The return strengthened,
Renewed in faith,
And tackle the work once more.
These lines written by our mother express so well her life’s philosophy: A rooted faith in God’s presence and guidance; an acceptance of adverse situations; inner resources to “press on” in purposeful, creative service. It was this basic God-anchored philosophy that helped her through the many changes of her kaleidoscopic life.
For Amy Evelyn Greaves this life began Jan. 14, 1878 in Sheffield, England as the daughter of Annie and George Turton Greaves. She was one of five children and the first to leave her beloved England. This happened at the turn of the century when her Uncle Johnny took his family to live in Berdjansk, South Russia, in order to build a harvest-machine factory among the Mennonites who were transforming ever more prairie lands into rich producing wheat fields.
Uncle Johnny’s Mary invited our mother to be her maid-of-honor at her wedding in 1898. This led to a romance between the maid-of-honor and the best man, Jasha Sudermann, brother of the groom. It did not seem to matter that one spoke only English and French and the other only German and Russian.

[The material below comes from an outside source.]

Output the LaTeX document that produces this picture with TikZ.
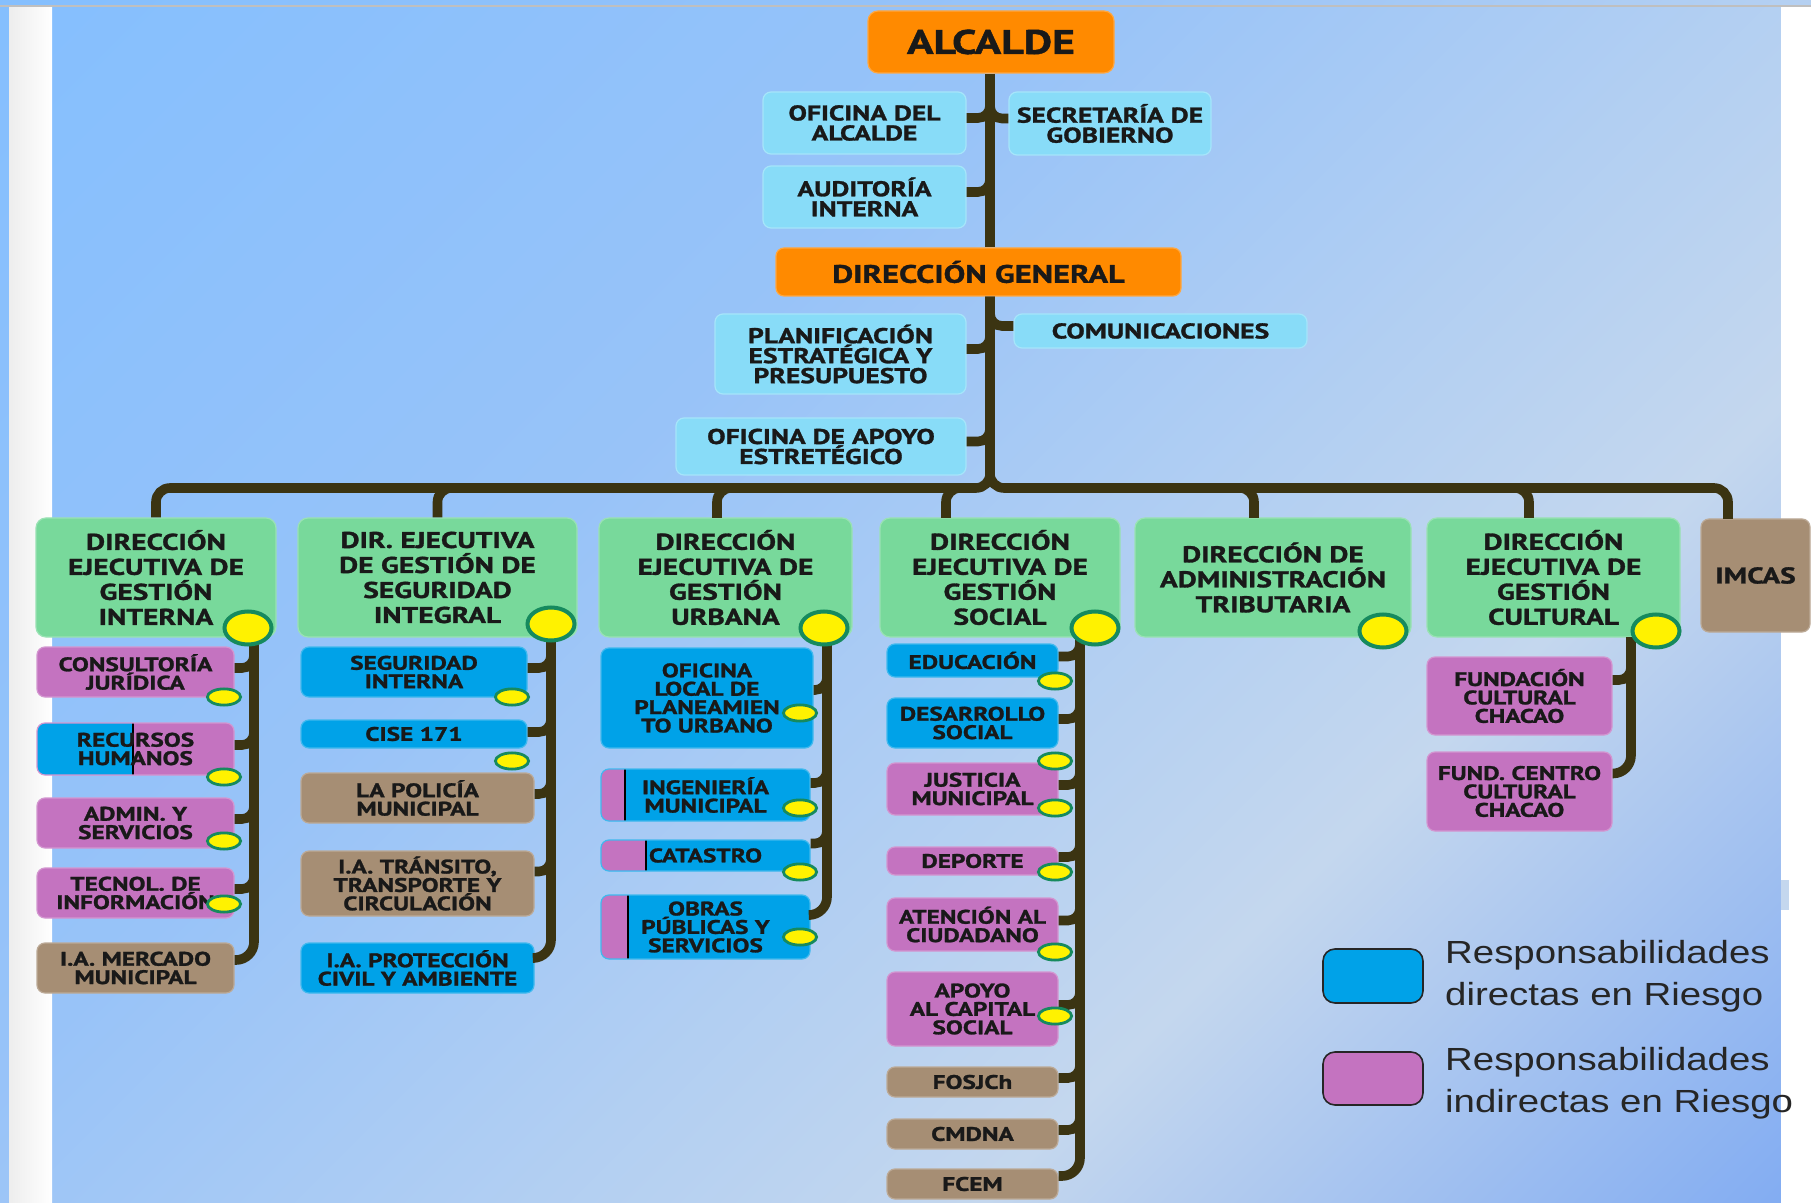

Mother did not return to England after the wedding, but herself became a bride in a few months.
Ten happy years followed when the tragic death of her husband brought our mother a difficult period of grief of which she says: “There was desolation in the strange country, among a strange people.” However, God allowed her to have the assurance: “I will send you a friend.”
Two years after this experience she received a call to teach French and art in the men’s School of Commerce in Halbstadt, South Russia. It was here that she found the friend, a student attending the school, Gustav H. Enss, who took into his care not only our mother but four small Sudermanns: George (deceased), Mary (Mrs. Francis Hipple, West Chester, Pa.), Joanna (Mrs. Herman Andres, Newton Kan.) and Jake (Elkhart, Ind.).
Because he wished to continue his education he took our family to Berlin where we enjoyed two happy years. Here Justine (Mrs. Jim Bowyer of Orange, Calif.) and Amy (Mrs. George Preckshot, Colombia, Mo.) were born. Instead of being able to return to our home in Russia, the beginning of World War I took us to England and then as refugees to America where we were welcomed to the home of Uncle Gerhard Wiebe of Beatrice, Neb. and his daughter, now deceased, Mrs. Henry Boehr, mother of Mrs. Malcolm Wenger of Newton. Love surrounded us and a home was established for us.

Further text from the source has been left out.